If you're absolutely certain that neither of the above work for you, you can consider the "zipper" approach that you're trying to do. There are no automated tools that come with Git that will do this for you, so you're going to have to work a little harder for this. It will also cause problems for anyone who is basing their history on master, as they will all then have to rebase their work on top of your new master (your proposed linear history changes the parents of each of the commits in master, which means that those commits are different than they were before, which means that anyone else is now basing their work on an entirely new set of commits, that just happen to have the same diffs as the previous set of commits).

If you don't mind doing the ordering manually, you could use git rebase -i to order the commits however you want. You would run the following commands (where base is the first commit before the two branches diverged; if a1 is the first commit not in common between them, then you could use a1~ to refer to this commit):

 git checkout master
 git merge other
 git rebase -i base

During the interactive rebase, you will presented with a text file containing a list of changes, which you can edit into whichever order you want them to be applied in. This is entirely manual, of course, so only an option if you have a short history and want to rearrange the commits manually. If there are any merge conflicts, you may have to resolve them manually multiple times if you do this.
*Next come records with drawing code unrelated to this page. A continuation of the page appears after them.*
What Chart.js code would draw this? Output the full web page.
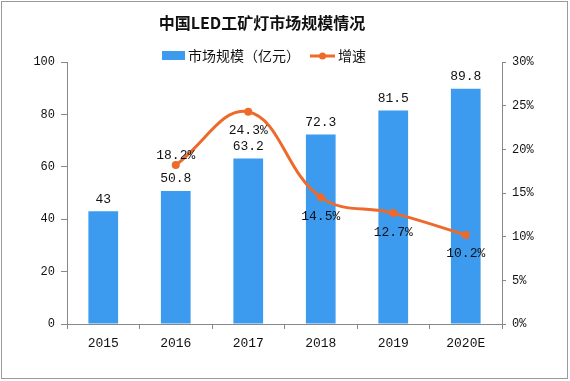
<!DOCTYPE html>
<html><head><meta charset="utf-8">
<script src="https://cdn.jsdelivr.net/npm/chart.js@4/dist/chart.umd.min.js"></script>
<style>html,body{margin:0;padding:0;background:#fff;}#wrap{width:570px;height:381px;position:relative;}</style>
</head><body><div id="wrap"><canvas id="c" width="570" height="381"></canvas></div>
<script>
const categories = ['2015','2016','2017','2018','2019','2020E'];
const marketSize = [43, 50.8, 63.2, 72.3, 81.5, 89.8];
const growthRate = [null, 18.2, 24.3, 14.5, 12.7, 10.2];
const leftTicks = [0, 20, 40, 60, 80, 100];
const rightTicks = [0, 5, 10, 15, 20, 25, 30];
const titleText = '中国LED工矿灯市场规模情况';
const legendBar = '市场规模（亿元）';
const legendLine = '增速';

const BAR = '#3D9BEF', LINE = '#EE6A2A', AXIS = '#888';
const numFont = "'Liberation Mono', monospace";
Chart.defaults.font.family = numFont;
Chart.defaults.color = '#111';

const labelsPlugin = {
  id: 'extras',
  afterDraw(chart) {
    const ctx = chart.ctx;
    ctx.save();
    ctx.strokeStyle = '#9a9a9a'; ctx.lineWidth = 1;
    ctx.strokeRect(1.5, 1.5, 566, 377);
    ctx.fillStyle = '#111';
    ctx.font = 'bold 16px "Noto Sans CJK SC"';
    ctx.textAlign = 'center'; ctx.textBaseline = 'middle';
    ctx.fillText(titleText, 262, 23);
    ctx.fillStyle = BAR; ctx.fillRect(162, 51, 23, 9);
    ctx.fillStyle = '#111'; ctx.font = '14px "Noto Sans CJK SC"'; ctx.textAlign = 'left';
    ctx.fillText(legendBar, 188, 56);
    ctx.strokeStyle = LINE; ctx.lineWidth = 3;
    ctx.beginPath(); ctx.moveTo(310, 56); ctx.lineTo(335, 56); ctx.stroke();
    ctx.fillStyle = LINE; ctx.beginPath(); ctx.arc(322.5, 56, 3.5, 0, Math.PI*2); ctx.fill();
    ctx.fillStyle = '#111'; ctx.fillText(legendLine, 338, 56);
    ctx.font = '13px ' + numFont; ctx.textAlign = 'center'; ctx.fillStyle = '#111';
    chart.getDatasetMeta(1).data.forEach((el, i) => {
      ctx.fillText(String(marketSize[i]), el.x, el.y - 12);
    });
    chart.getDatasetMeta(0).data.forEach((el, i) => {
      const v = growthRate[i];
      if (v === null) return;
      const dy = i === 1 ? -9 : 19;
      ctx.fillText(v.toFixed(1) + '%', el.x, el.y + dy);
    });
    ctx.restore();
  }
};

new Chart(document.getElementById('c'), {
  data: {
    labels: categories,
    datasets: [
      { type: 'line', label: legendLine, data: growthRate, yAxisID: 'y1', borderColor: LINE, backgroundColor: LINE,
        borderWidth: 3, pointRadius: 4, pointBackgroundColor: LINE, pointBorderWidth: 0, tension: 0.4, spanGaps: false, order: 0 },
      { type: 'bar', label: legendBar, data: marketSize, yAxisID: 'y', backgroundColor: BAR,
        barPercentage: 0.41, categoryPercentage: 1, order: 1 }
    ]
  },
  options: {
    responsive: false, animation: false,
    layout: { padding: { top: 62, left: 0, right: 0, bottom: 0 } },
    plugins: { legend: { display: false }, title: { display: false }, tooltip: { enabled: false } },
    scales: {
      x: {
        grid: { display: true, offset: true, drawOnChartArea: false, color: AXIS, tickLength: 5, tickColor: AXIS },
        border: { color: AXIS },
        ticks: { color: '#111', font: { family: numFont, size: 13 }, padding: 7, maxRotation: 0 },
        afterFit(s) { s.height = 57; }
      },
      y: {
        position: 'left', min: 0, max: 100,
        afterBuildTicks(s) { s.ticks = leftTicks.map(v => ({ value: v })); },
        grid: { drawOnChartArea: false, color: AXIS, tickLength: 6, tickColor: AXIS },
        border: { color: AXIS },
        ticks: { color: '#111', font: { family: numFont, size: 12 }, padding: 6 },
        afterFit(s) { s.width = 67; }
      },
      y1: {
        position: 'right', min: 0, max: 30,
        afterBuildTicks(s) { s.ticks = rightTicks.map(v => ({ value: v })); },
        grid: { drawOnChartArea: false, color: AXIS, tickLength: 4, tickColor: AXIS },
        border: { color: AXIS },
        ticks: { color: '#111', font: { family: numFont, size: 12 }, padding: 6, callback: v => v + '%' },
        afterFit(s) { s.width = 68; }
      }
    }
  },
  plugins: [labelsPlugin]
});
</script></body></html>
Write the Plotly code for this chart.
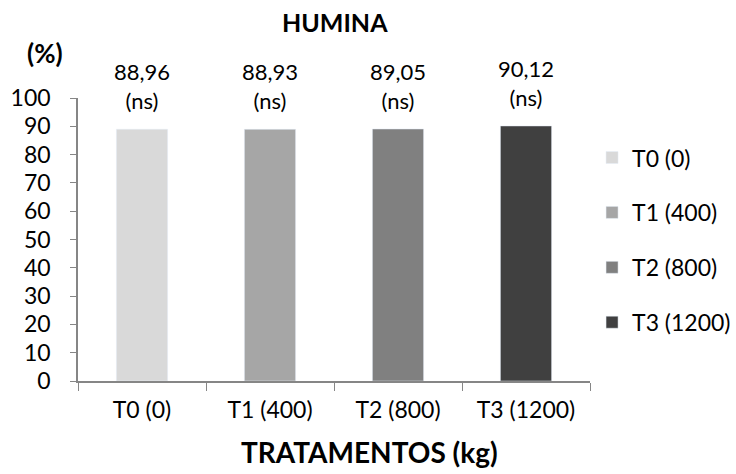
import plotly.graph_objects as go

categories = ["T0 (0)", "T1 (400)", "T2 (800)", "T3 (1200)"]
values = [88.96, 88.93, 89.05, 90.12]
value_labels = ["88,96", "88,93", "89,05", "90,12"]
signif = ["(ns)", "(ns)", "(ns)", "(ns)"]
colors = ["#d9d9d9", "#a6a6a6", "#808080", "#404040"]
y_ticks = list(range(0, 101, 10))

FONT = "Lato"
fig = go.Figure()
for i, c in enumerate(categories):
    fig.add_trace(go.Bar(
        x=[c], y=[values[i]], name=c, marker_color=colors[i],
        width=0.4, legendgroup=c, showlegend=True,
    ))

annotations = []
for i, c in enumerate(categories):
    annotations.append(dict(
        x=c, y=values[i], xref="x", yref="y", text=f"{value_labels[i]}<br>{signif[i]}",
        showarrow=False, yanchor="bottom", yshift=13,
        font=dict(family=FONT, size=22, color="#000000"),
    ))

annotations += [
    dict(x=0.502, y=1.2686, xref="paper", yref="paper", text="<b>HUMINA</b>",
         showarrow=False, xanchor="center", yanchor="middle",
         font=dict(family=FONT, size=25, color="#000000")),
    dict(x=-0.0645, y=1.159, xref="paper", yref="paper", text="<b>(%)</b>",
         showarrow=False, xanchor="center", yanchor="middle",
         font=dict(family=FONT, size=26, color="#000000")),
    dict(x=0.570, y=-0.251, xref="paper", yref="paper", text="<b>TRATAMENTOS (kg)</b>",
         showarrow=False, xanchor="center", yanchor="middle",
         font=dict(family=FONT, size=28, color="#000000")),
]

fig.update_layout(
    width=736, height=474,
    margin=dict(l=78, r=146, t=98, b=93, autoexpand=False),
    paper_bgcolor="white", plot_bgcolor="white",
    barmode="overlay",
    showlegend=True,
    legend=dict(x=1.004, y=0.498, xanchor="left", yanchor="middle",
                font=dict(family=FONT, size=23, color="#000000"),
                tracegroupgap=22, traceorder="grouped",
                bgcolor="rgba(0,0,0,0)"),
    annotations=annotations,
    font=dict(family=FONT, color="#000000"),
)
fig.update_xaxes(
    type="category", categoryorder="array", categoryarray=categories,
    showline=True, linecolor="#868686", linewidth=1.5,
    ticks="outside", tickson="boundaries", ticklen=8, tickcolor="#868686",
    tickfont=dict(family=FONT, size=23, color="#000000"),
    ticklabelstandoff=8, showgrid=False, zeroline=False, automargin=False,
)
fig.update_yaxes(
    range=[0, 100], tickvals=y_ticks, ticktext=[str(v) for v in y_ticks],
    showline=True, linecolor="#868686", linewidth=1.5,
    ticks="outside", ticklen=6, tickcolor="#868686",
    tickfont=dict(family=FONT, size=23, color="#000000"),
    ticklabelstandoff=15, showgrid=False, zeroline=False, automargin=False,
)

fig.write_html("out.html", config={"displayModeBar": False},
               post_script="document.body.style.margin='0px';document.body.style.overflow='hidden';")
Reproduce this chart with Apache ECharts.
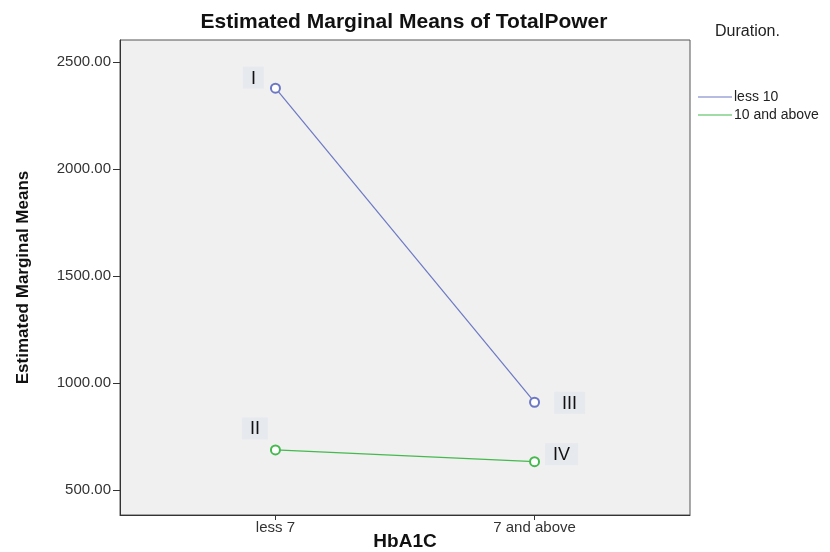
<!DOCTYPE html>
<html>
<head>
<meta charset="utf-8">
<script src="https://cdn.jsdelivr.net/npm/echarts@6/dist/echarts.min.js"></script>
<style>
  html, body { margin: 0; padding: 0; background: #fff; }
  #main { width: 830px; height: 552px; }
</style>
</head>
<body>
<div id="main"></div>
<script>
// 数据
var categories = ['less 7', '7 and above'];
var seriesNames = ['less 10', '10 and above'];
var less10 = [2378, 910];
var above10 = [687, 632];
var pointTags = [['I', 'III'], ['II', 'IV']];
var yTicks = [500, 1000, 1500, 2000, 2500];

function toPairs(arr) {
  return arr.map(function(v, i) { return [i, v]; });
}

var tagLabel = {
  show: true,
  color: '#111',
  fontFamily: 'Liberation Sans',
  fontSize: 18,
  backgroundColor: '#e6e9ee',
  padding: [3, 8, 1, 8],
};

var option = {
  backgroundColor: '#fff',
  animation: false,
  title: [
    {
      text: 'Estimated Marginal Means of TotalPower',
      left: 399,
      textAlign: 'center',
      top: 7,
      textStyle: { fontFamily: 'Liberation Sans', fontWeight: 'bold', fontSize: 21, color: '#111' },
    },
    {
      text: 'Duration.',
      left: 710,
      top: 19,
      textStyle: { fontFamily: 'Liberation Sans', fontWeight: 'normal', fontSize: 16, color: '#222' },
    },
  ],
  legend: {
    orient: 'vertical',
    left: 693,
    top: 85,
    itemGap: 4,
    itemWidth: 34,
    itemHeight: 1,
    icon: 'path://M0,0H34V1H0Z',
    textStyle: { fontFamily: 'Liberation Sans', fontSize: 14, color: '#222', padding: [0, 0, 0, -3] },
    data: seriesNames,
  },
  grid: {
    left: 120,
    right: 140,
    top: 40,
    bottom: 37,
    outerBoundsMode: 'none',
    show: true,
    backgroundColor: '#f0f0f0',
    borderColor: '#555',
    borderWidth: 1,
  },
  xAxis: {
    type: 'value',
    min: -0.6,
    max: 1.6,
    name: 'HbA1C',
    nameLocation: 'middle',
    nameGap: 17,
    nameMoveOverlap: false,
    nameTextStyle: { fontFamily: 'Liberation Sans', fontWeight: 'bold', fontSize: 19, color: '#111', verticalAlign: 'top' },
    splitLine: { show: false },
    axisLine: { onZero: false, lineStyle: { color: '#333' } },
    axisTick: { customValues: [0, 1], length: 5, lineStyle: { color: '#333' } },
    axisLabel: {
      customValues: [0, 1],
      formatter: function(v) { return categories[Math.round(v)]; },
      fontFamily: 'Liberation Sans',
      fontSize: 15,
      color: '#333',
      margin: 5,
    },
  },
  yAxis: {
    type: 'value',
    min: 383,
    max: 2603,
    name: 'Estimated Marginal Means',
    nameLocation: 'middle',
    nameGap: 88,
    nameMoveOverlap: false,
    nameTextStyle: { fontFamily: 'Liberation Sans', fontWeight: 'bold', fontSize: 17, color: '#111' },
    splitLine: { show: false },
    axisLine: { show: true, onZero: false, lineStyle: { color: '#333' } },
    axisTick: { customValues: yTicks, length: 7, lineStyle: { color: '#333' } },
    axisLabel: {
      customValues: yTicks,
      formatter: function(v) { return v.toFixed(2); },
      fontFamily: 'Liberation Sans',
      fontSize: 15,
      color: '#333',
      margin: 9,
    },
  },
  series: [
    {
      name: seriesNames[0],
      type: 'line',
      data: toPairs(less10),
      symbol: 'emptyCircle',
      symbolSize: 9,
      color: '#6c78c4',
      lineStyle: { width: 1.2 },
      label: Object.assign({}, tagLabel, {
        formatter: function(p) { return pointTags[0][p.dataIndex]; },
        position: [-27, -16],
      }),
      labelLayout: function(params) {
        return params.dataIndex === 1 ? { dx: 52, dy: 11 } : {};
      },
    },
    {
      name: seriesNames[1],
      type: 'line',
      data: toPairs(above10),
      symbol: 'emptyCircle',
      symbolSize: 9,
      color: '#45b94f',
      lineStyle: { width: 1.2 },
      label: Object.assign({}, tagLabel, {
        formatter: function(p) { return pointTags[1][p.dataIndex]; },
        position: [-28, -27],
      }),
      labelLayout: function(params) {
        return params.dataIndex === 1 ? { dx: 44, dy: 14 } : {};
      },
    },
  ],
};

var myChart = echarts.init(document.getElementById('main'));
myChart.setOption(option);
</script>
</body>
</html>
And as mentioned, this will mean that anyone else who was basing their work on master will now have to rebase as well.

You could also automate this process somewhat, by creating a new branch starting at base, and cherrypicking commits from one branch or the other to this new one, and finally replacing master with this new branch.

But as I mentioned, you probably don't want to do this. My first two solutions, which don't give you quite the history that you're looking for, but do give you something close to it, will behave the best in most Git-based workflows.

4
  • Yes, the motivation for the "zipper" was to have a ordninary history as it would look like if the modifications would have been done to one branch instead two ones. That is possible as they happened in two distinct subfolders. The question is if I now do the git rebase -i manual work or just resign and stay with a usual rebased history with their counterintuitive unordered timeline.
    – dronus
    Apr 13, 2011 at 22:34
  • @user702867 I would recommend, if you work with Git, that you don't worry about having an ordered, linear timeline. Accept the fact that you are doing branched development; you can choose to either have an ordered, nonlinear timeline (as in my first suggestion), or a linear timeline in which each individual branch is ordered intuitively, but the whole thing isn't (as in my second suggestion). Apr 13, 2011 at 22:37
  • I think in your option 2 you still need the git merge other after checking out master, but it will be a fast-forward merge.
    – Karl
    Apr 19, 2011 at 1:06
  • @Karl You're absolutely right, managed to leave that out somehow the first time around. Apr 19, 2011 at 1:11
1

Maybe you could merge Other into Master, then run a git rebase -i A1 to interactively rebase - rearrange the commits in the text editor to your liking. You'd still have a merge commit to deal with, probably.

And I wouldn't rebase if you've already pushed to another repository otherwise you'd be changing history and the commits wouldn't line up.

3
  • Tried that now, well it doesn't work: The interactive mode only displays the rebased commits, but not the ones on master branch after the rebase location. Thus it is not possible to intertwene "master" and "other" commits by that way.
    – dronus
    Apr 13, 2011 at 20:00
  • Ok, maybe I misunderstood.. Your comment leads to a solution: First i rebase "other" onto "master". Then i rebase -i master onto A1. Now the interactive list shows commits of both branches since A1. I can now rearrange them. Alhtough that have to be done with extreme caution as one could easily swap commits order and thus producing a strange history.
    – dronus
    Apr 13, 2011 at 20:11
  • Yeah, care should always be taken when rebasing. With great power comes great responsibility. Also, thank god for reflog.
    – Dan Breen
    Apr 14, 2011 at 16:59
0

Create another branch named temp. git cherry-pick relevant commits in order into temp. Rename branch temp to master: git branch -M master.

2
  • It seems I do that with rebase -i as explained above so I can edit the list of all commits interactively. Or is there any possibility to do this wirh git cherry-pick too?
    – dronus
    Apr 13, 2011 at 20:13
  • Rebasing should be easier. Cherry-picking is a bit more work. Apr 13, 2011 at 20:16
0

If you don't care about the actual order of commits and this would be OK:

A1 A2 M3 M4 B1 B2 B3

Then on branch Other do git rebase master.